Although the federal government imposes no inheritance tax, just estate taxes, eight states do collect inheritance taxes (at the end of 2010). With the reintroduction of the federal estate tax in 2011 after a one-year hiatus, some states will be re-thinking their own estate and inheritance tax laws, if they have any. In a nutshell, an estate is taxed, with a $5 million exemption ($10 million for married couples) by the federal government at a 2011 rate of 35 percent. After states with estate taxes take their piece of the pie, inheritance-tax states then impose taxes on what's left for inheritance recipients.

  1. Inheritance Tax States

    • States that levy inheritance taxes include Indiana, Iowa, Kentucky, Maryland, Nebraska, New Jersey, Pennsylvania and Tennessee. New Jersey and Maryland collect both state estate taxes and inheritance taxes. Maryland, for example, allows a $1 million estate tax exemption, after which the estate is taxed at 16 percent. Then a 10 percent inheritance tax is imposed on property received by all but immediate-family heirs.

    Are You Exempt?

    • Whether or not you owe inheritance taxes is based first, of course, on where you live. If you reside in one of the eight inheritance-tax states, you may owe taxes based on the amount of your inheritance and your relationship to the deceased. Each state employs its own criteria. Iowa, for instance, exempts spouses, parents, grandparents, great-grandparents, children, step-children, adopted children and other descendants that are lineally related. All other recipients are taxed on the entirety of the inheritance and at varying rates, depending on their relationship (or non-relationship) to the deceased.

    What You Owe

    • If you're not exempt from inheritance taxes because you're not a close relative (or a charity or trust in some states), then you need to figure out your tax liability. Kentucky, like other tax-inheritance states, has developed a graduated scale whereby relatives and others are classified (A, B and C) and pay taxes accordingly. If you're a cousin of the deceased, for example, you would be classified in Kentucky as a Class B heir and be subject (after a $1,000 exemption) to rates beginning at 4 percent and increasing to 16 percent. Kentucky also imposes lump-sum penalties in addition to taxes, meaning that an heir receiving a sum between $200,000 and $500,000 would pay a lump-sum payment of nearly $71,000 before being taxed 16 percent on any amount over $200,000.

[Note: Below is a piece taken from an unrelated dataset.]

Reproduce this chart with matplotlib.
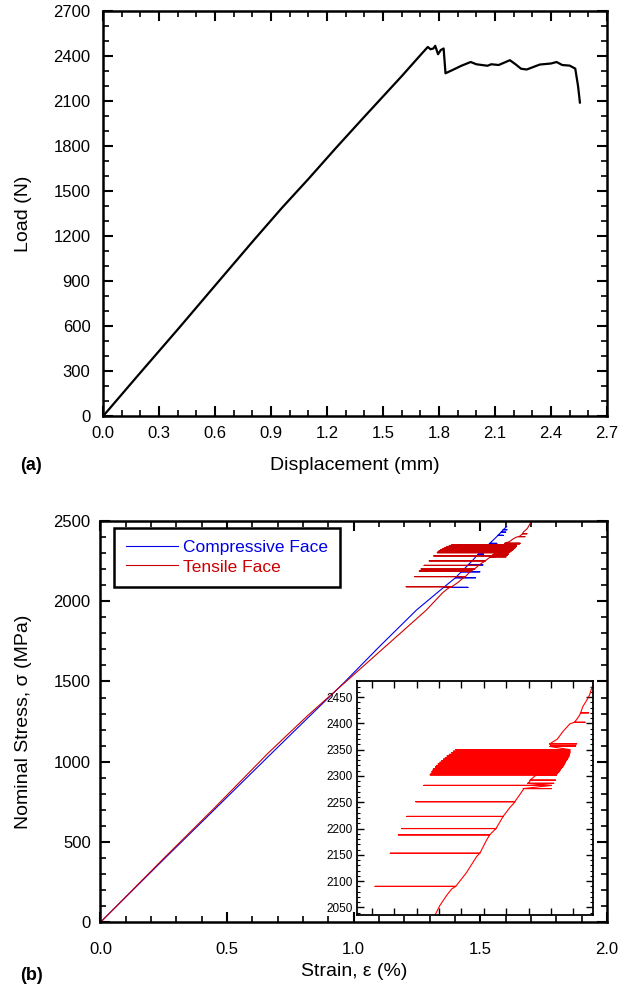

    Non-Inheritance Considerations

    • Although not strictly inheritance taxes, there are other taxes involved when you inherit property, no matter where you live. That's because the federal government doesn't consider certain monies received through inheritance "inheritance" at all but, rather, simply income. Capital gains that you may realize from the sale of an inherited house, for instance, are taxable by the IRS; not as an inheritance tax, but as income that you must report on your tax return. The same holds true of retirement plans such as 401k and pension plans that pay benefits upon the estate owner's death. 401k plans and IRAs, in most cases, are treated the same as if the deceased were still alive. If you withdraw the money, that money is treated as income and is treated as 100 percent taxable income (although early withdrawal penalties are normally waived).